**Written exercise**
Using the listing below, give the number of lines where "this" appears, and nothing else.

■ ■ ■

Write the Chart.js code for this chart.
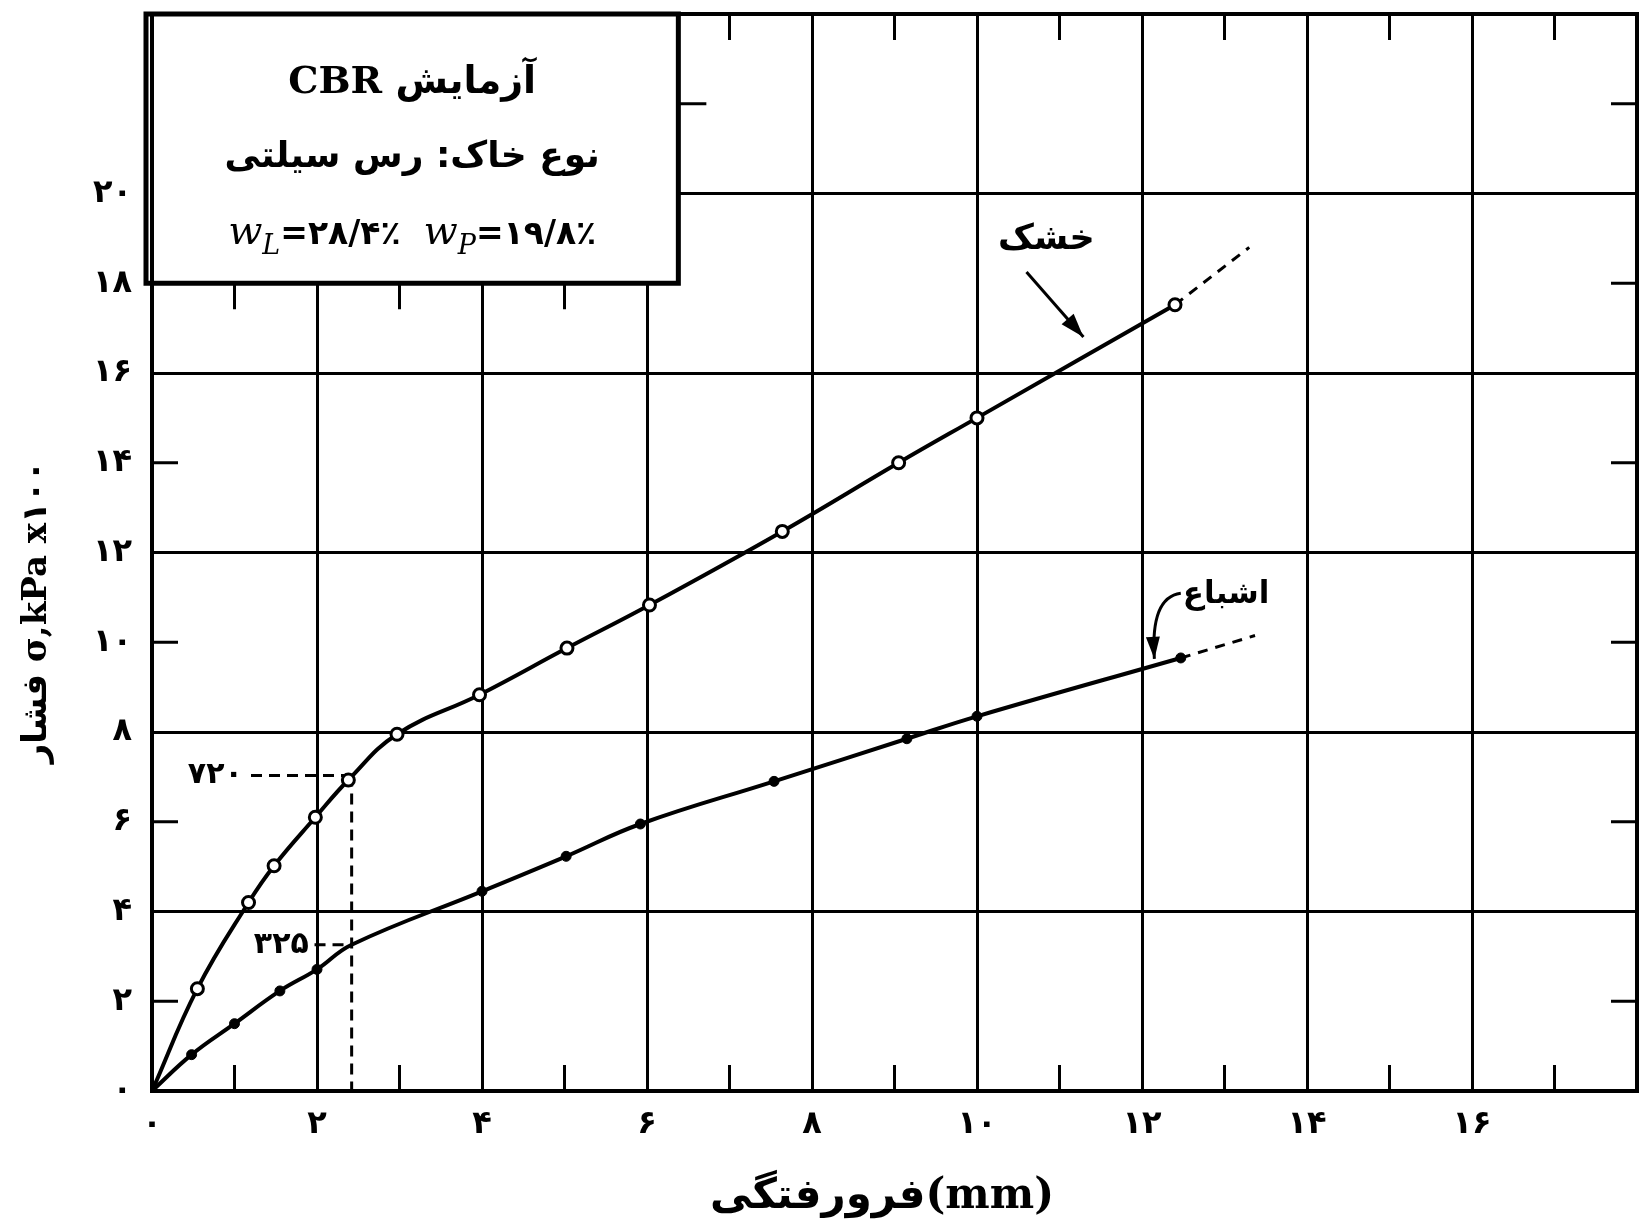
<!DOCTYPE html>
<html>
<head>
<meta charset="utf-8">
<title>CBR</title>
<script src="https://cdn.jsdelivr.net/npm/chart.js@4.4.1/dist/chart.umd.min.js"></script>
<style>
  html, body { margin: 0; padding: 0; background: #fff; }
</style>
</head>
<body>
<canvas id="cbr-chart" width="1648" height="1225"></canvas>
<script>
// Start data
const xTickLabels = ['۰', '۲', '۴', '۶', '۸', '۱۰', '۱۲', '۱۴', '۱۶']
const yTickLabels = ['۰', '۲', '۴', '۶', '۸', '۱۰', '۱۲', '۱۴', '۱۶', '۱۸', '۲۰']

// penetration (mm) / stress (kPa x 100)
const dryPenetration = [0, 0.55, 1.17, 1.48, 1.98, 2.38, 2.97, 3.97, 5.03, 6.03, 7.64, 9.05, 10.0, 12.4]
const dryStress      = [0, 2.28, 4.2, 5.02, 6.1, 6.93, 7.95, 8.83, 9.87, 10.83, 12.47, 14.0, 15.0, 17.52]
const dryTailPenetration = [12.4, 13.3]
const dryTailStress      = [17.52, 18.8]

const satPenetration = [0, 0.48, 1.0, 1.55, 2.0, 2.42, 4.0, 5.02, 5.92, 7.54, 9.15, 10.0, 12.47]
const satStress      = [0, 0.81, 1.5, 2.23, 2.71, 3.26, 4.45, 5.23, 5.95, 6.9, 7.85, 8.35, 9.65]
const satTailPenetration = [12.47, 13.37]
const satTailStress      = [9.65, 10.15]

const refPenetration = 2.42
const refStress = [7.03, 3.26]
const refLabels = ['۷۲۰', '۳۲۵']

const boxLines = ['آزمایش CBR', 'نوع خاک: رس سیلتی']
const limits = [['L', '=۲۸/۴٪'], ['P', '=۱۹/۸٪']]
// End data

const FA = '"DejaVu Sans"'
const SERIF = '"DejaVu Serif", "DejaVu Sans"'

function toPoints(xs, ys){
  return xs.map(function(v, i){ return {x: v, y: ys[i]} })
}

function arrowHead(ctx, fromX, fromY, toX, toY, len, half){
  const ang = Math.atan2(toY - fromY, toX - fromX)
  ctx.beginPath()
  ctx.moveTo(toX, toY)
  ctx.lineTo(toX - len * Math.cos(ang) + half * Math.sin(ang), toY - len * Math.sin(ang) - half * Math.cos(ang))
  ctx.lineTo(toX - len * Math.cos(ang) - half * Math.sin(ang), toY - len * Math.sin(ang) + half * Math.cos(ang))
  ctx.closePath()
  ctx.fill()
}

function noPad(s){
  s.paddingTop = 0
  s.paddingBottom = 0
  s.paddingLeft = 0
  s.paddingRight = 0
}

const frame = {
  id: 'frame',
  beforeDatasetsDraw(chart){
    const {ctx, chartArea: a, scales: {x, y}} = chart
    ctx.save()
    ctx.strokeStyle = '#000'
    ctx.fillStyle = '#000'

    // dashed reading lines (720 / 325)
    const rx = x.getPixelForValue(refPenetration)
    ctx.lineWidth = 3
    ctx.setLineDash([11, 7])
    ctx.beginPath()
    ctx.moveTo(x.getPixelForValue(1.2), y.getPixelForValue(refStress[0]))
    ctx.lineTo(rx, y.getPixelForValue(refStress[0]))
    ctx.moveTo(rx, y.getPixelForValue(refStress[0]))
    ctx.lineTo(rx, a.bottom)
    ctx.moveTo(x.getPixelForValue(1.97), y.getPixelForValue(refStress[1]))
    ctx.lineTo(rx, y.getPixelForValue(refStress[1]))
    ctx.stroke()
    ctx.setLineDash([])

    // inner ticks
    const tl = 26
    ctx.lineWidth = 3
    ctx.beginPath()
    ;[1, 3, 5, 7, 9, 11, 13, 15, 17].forEach(function(v){
      const px = x.getPixelForValue(v)
      ctx.moveTo(px, a.bottom); ctx.lineTo(px, a.bottom - tl)
    })
    ;[7, 9, 11, 13, 15, 17].forEach(function(v){
      const px = x.getPixelForValue(v)
      ctx.moveTo(px, a.top); ctx.lineTo(px, a.top + tl)
    })
    ;[1, 3, 5].forEach(function(v){
      const px = x.getPixelForValue(v)
      ctx.moveTo(px, y.getPixelForValue(18)); ctx.lineTo(px, y.getPixelForValue(18) + tl)
    })
    ;[2, 6, 10, 14].forEach(function(v){
      const py = y.getPixelForValue(v)
      ctx.moveTo(a.left, py); ctx.lineTo(a.left + tl, py)
    })
    ;[2, 6, 10, 14, 18, 22].forEach(function(v){
      const py = y.getPixelForValue(v)
      ctx.moveTo(a.right, py); ctx.lineTo(a.right - tl, py)
    })
    ctx.stroke()

    // info box
    const bx0 = a.left - 6, by0 = a.top
    const bx1 = x.getPixelForValue(6.38), by1 = y.getPixelForValue(18)
    ctx.fillStyle = '#fff'
    ctx.fillRect(bx0, by0, bx1 - bx0, by1 - by0)
    ctx.fillStyle = '#000'
    ctx.lineWidth = 5
    ctx.strokeRect(bx0, by0, bx1 - bx0, by1 - by0)
    ctx.lineWidth = 3
    ctx.beginPath()
    ctx.moveTo(bx1, y.getPixelForValue(22)); ctx.lineTo(bx1 + 28, y.getPixelForValue(22))
    ctx.stroke()

    const cx = (bx0 + bx1) / 2
    ctx.textAlign = 'center'
    ctx.textBaseline = 'middle'
    ctx.direction = 'rtl'
    ctx.font = 'bold 38px ' + SERIF
    ctx.fillText(boxLines[0], cx, y.getPixelForValue(22.45))
    ctx.font = 'bold 36px ' + FA
    ctx.fillText(boxLines[1], cx, y.getPixelForValue(20.8))
    ctx.direction = 'ltr'

    // wL / wP line
    const ly = y.getPixelForValue(19.12)
    const parts = []
    limits.forEach(function(l, i){
      parts.push({t: 'w', f: 'italic 40px ' + SERIF, dy: 0})
      parts.push({t: l[0], f: 'italic 27px ' + SERIF, dy: 10})
      parts.push({t: l[1], f: 'bold 33px ' + FA, dy: 0})
      if (i === 0) parts.push({t: '  ', f: 'bold 33px ' + FA, dy: 0})
    })
    let total = 0
    parts.forEach(function(p){ ctx.font = p.f; p.w = ctx.measureText(p.t).width; total += p.w })
    let px = cx - total / 2
    ctx.textAlign = 'left'
    ctx.textBaseline = 'alphabetic'
    parts.forEach(function(p){
      ctx.font = p.f
      ctx.fillText(p.t, px, ly + 11 + p.dy)
      px += p.w
    })

    // frame
    ctx.lineWidth = 4
    ctx.strokeRect(a.left, a.top, a.right - a.left, a.bottom - a.top)
    ctx.restore()
  },
  afterDatasetsDraw(chart){
    const {ctx, scales: {x, y}} = chart
    ctx.save()
    ctx.fillStyle = '#000'
    ctx.strokeStyle = '#000'

    // reading labels
    ctx.font = 'bold 30px ' + FA
    ctx.textAlign = 'right'
    ctx.textBaseline = 'middle'
    ctx.fillText(refLabels[0], x.getPixelForValue(1.1), y.getPixelForValue(refStress[0]))
    ctx.fillText(refLabels[1], x.getPixelForValue(1.9), y.getPixelForValue(refStress[1]))

    // curve names
    ctx.textAlign = 'center'
    ctx.font = 'bold 35px ' + FA
    ctx.fillText('خشک', x.getPixelForValue(10.84), y.getPixelForValue(18.97))
    ctx.font = 'bold 31px ' + FA
    ctx.fillText('اشباع', x.getPixelForValue(13.02), y.getPixelForValue(11.05))

    // arrow to dry curve
    ctx.lineWidth = 3
    const d0x = x.getPixelForValue(10.6), d0y = y.getPixelForValue(18.25)
    const d1x = x.getPixelForValue(11.29), d1y = y.getPixelForValue(16.8)
    ctx.beginPath(); ctx.moveTo(d0x, d0y); ctx.lineTo(d1x, d1y); ctx.stroke()
    arrowHead(ctx, d0x, d0y, d1x, d1y, 24, 8)

    // curved arrow to saturated curve
    const s0x = x.getPixelForValue(12.47), s0y = y.getPixelForValue(11.09)
    const scx = x.getPixelForValue(12.1), scy = y.getPixelForValue(11.0)
    const s1x = x.getPixelForValue(12.15), s1y = y.getPixelForValue(9.63)
    ctx.beginPath(); ctx.moveTo(s0x, s0y); ctx.quadraticCurveTo(scx, scy, s1x, s1y); ctx.stroke()
    arrowHead(ctx, scx, scy, s1x, s1y, 22, 7)

    // axis titles
    ctx.textAlign = 'center'
    ctx.textBaseline = 'alphabetic'
    ctx.font = 'bold 42px ' + SERIF
    ctx.fillText('فرورفتگی(mm)', 882, 1208)

    ctx.translate(46, 612)
    ctx.rotate(-Math.PI / 2)
    ctx.font = 'bold 34px ' + SERIF
    ctx.fillText('فشار σ,kPa x۱۰۰', 0, 0)
    ctx.restore()
  }
}

const chartEl = document.getElementById('cbr-chart')
new Chart(chartEl, {
  type: 'scatter',
  data: {
    datasets: [
      {
        label: 'خشک',
        data: toPoints(dryPenetration, dryStress),
        showLine: true,
        borderColor: '#000',
        borderWidth: 4,
        tension: 0.42,
        pointRadius: function(c){ return c.dataIndex === 0 ? 0 : 6 },
        pointBackgroundColor: '#fff',
        pointBorderColor: '#000',
        pointBorderWidth: 3
      },
      {
        label: 'خشک (ادامه)',
        data: toPoints(dryTailPenetration, dryTailStress),
        showLine: true,
        borderColor: '#000',
        borderWidth: 3,
        borderDash: [10, 8],
        pointRadius: 0
      },
      {
        label: 'اشباع',
        data: toPoints(satPenetration, satStress),
        showLine: true,
        borderColor: '#000',
        borderWidth: 4,
        tension: 0.42,
        pointRadius: function(c){
          const v = satPenetration[c.dataIndex]
          return (v === 0 || v === refPenetration) ? 0 : 5
        },
        pointBackgroundColor: '#000',
        pointBorderColor: '#000',
        pointBorderWidth: 1
      },
      {
        label: 'اشباع (ادامه)',
        data: toPoints(satTailPenetration, satTailStress),
        showLine: true,
        borderColor: '#000',
        borderWidth: 3,
        borderDash: [10, 8],
        pointRadius: 0
      }
    ]
  },
  options: {
    responsive: false,
    animation: false,
    layout: { padding: { top: 14, right: 11, left: 0, bottom: 0 } },
    plugins: {
      legend: { display: false },
      tooltip: { enabled: false }
    },
    scales: {
      x: {
        type: 'linear',
        min: 0,
        max: 18,
        afterFit: function(s){ s.height = 134; noPad(s) },
        border: { display: false },
        grid: {
          drawTicks: false,
          lineWidth: 3,
          color: function(c){
            const v = c.tick.value
            return (v > 0 && v < 18) ? '#000' : 'rgba(0,0,0,0)'
          }
        },
        ticks: {
          stepSize: 2,
          padding: 14,
          maxRotation: 0,
          color: '#000',
          font: { family: 'DejaVu Sans', size: 32, weight: 'bold' },
          callback: function(v, i){ return xTickLabels[i] || '' }
        }
      },
      y: {
        type: 'linear',
        min: 0,
        max: 24,
        afterFit: function(s){ s.width = 152; noPad(s) },
        border: { display: false },
        grid: {
          drawTicks: false,
          lineWidth: 3,
          color: function(c){
            const v = c.tick.value
            return (v > 0 && v < 24 && v % 4 === 0) ? '#000' : 'rgba(0,0,0,0)'
          }
        },
        ticks: {
          stepSize: 2,
          padding: 20,
          color: '#000',
          font: { family: 'DejaVu Sans', size: 32, weight: 'bold' },
          callback: function(v, i){ return yTickLabels[i] || '' }
        }
      }
    }
  },
  plugins: [frame]
})
</script>
</body>
</html>
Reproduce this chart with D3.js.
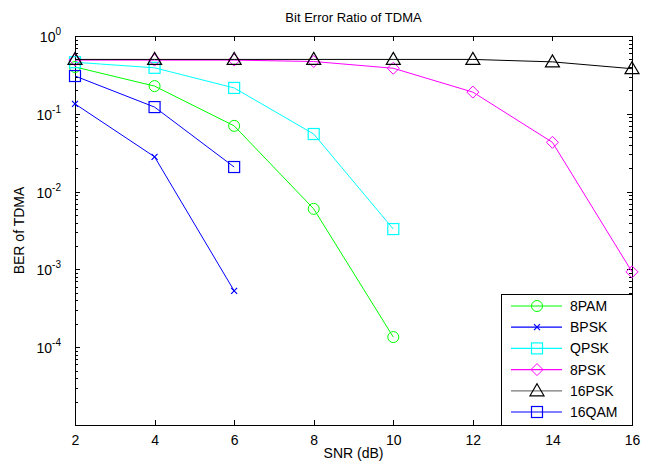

■ ■ ■

**Exercise response**
2